The tiny (20 sq. mi.) pleasure island made no secret of its fear. Police reinforcements patrolled the roads day and night. At sundown women bolted their doors, refused to leave without male escort. Even in daylight many housewives joined in groups for protection; others armed themselves with pistols, ammonia guns, bottles of acid and carving knives. Bermuda had good reason to be scared. In the last seven months, three women have been murdered by a particularly vicious sex maniac; a fourth barely escaped. And the killer was still at large.

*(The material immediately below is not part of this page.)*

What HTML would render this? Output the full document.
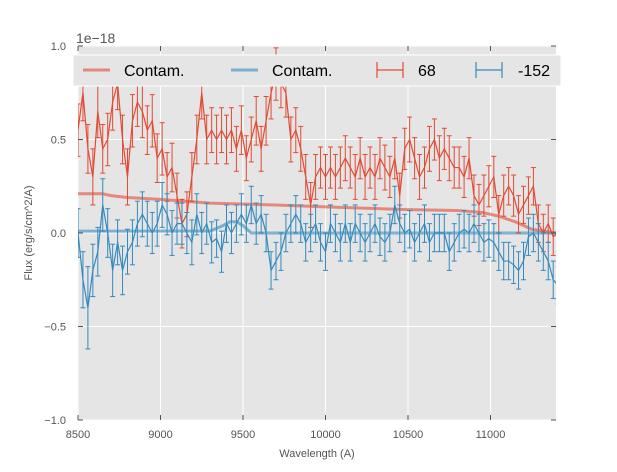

One evening last March, Mrs. Gertrude Robinson, 71, was attacked and murdered in Warwick parish. Four weeks later, a second victim, Mrs. Dorothy Pearce, 53, was found badly battered in her cottage. In July, Spinster Rosaleen Kenny, 53, was attacked while she slept but her screams frightened the killer away. Finally, fortnight ago, a third victim was found, mutilated by sharks, floating in the surf off Southland beach. She was a pretty, brown-haired office secretary named Dorothy Rawlinson, 29, who had arrived from London in May and liked to sunbathe alone. In the soft pink sand, the cops found a copy of Vicki Baum’s thriller, Mortgage on Life, a pair of blood-spattered shorts and a bathing suit.
Bermuda’s Criminal Investigation Department was at a total loss. Some people talked of a “moon-mad” killer, since all four attacks took place shortly before new moon. In desperation, Colonial Secretary John W. Sykes rushed a call to the FBI asking for help. Under U.S. laws the FBI could not help without evidence that a U.S. citizen was involved. Sykes turned to Britain’s famed Scotland Yard, which sent two of its top men last week.
If the Yard experts were doing any better than the local police, they were keeping mum. Said Detective Superintendent Richard Lewis bravely: “We are putting the jigsaw puzzle together.” Bermuda locked its doors and waited in fear for the next new moon on October 31.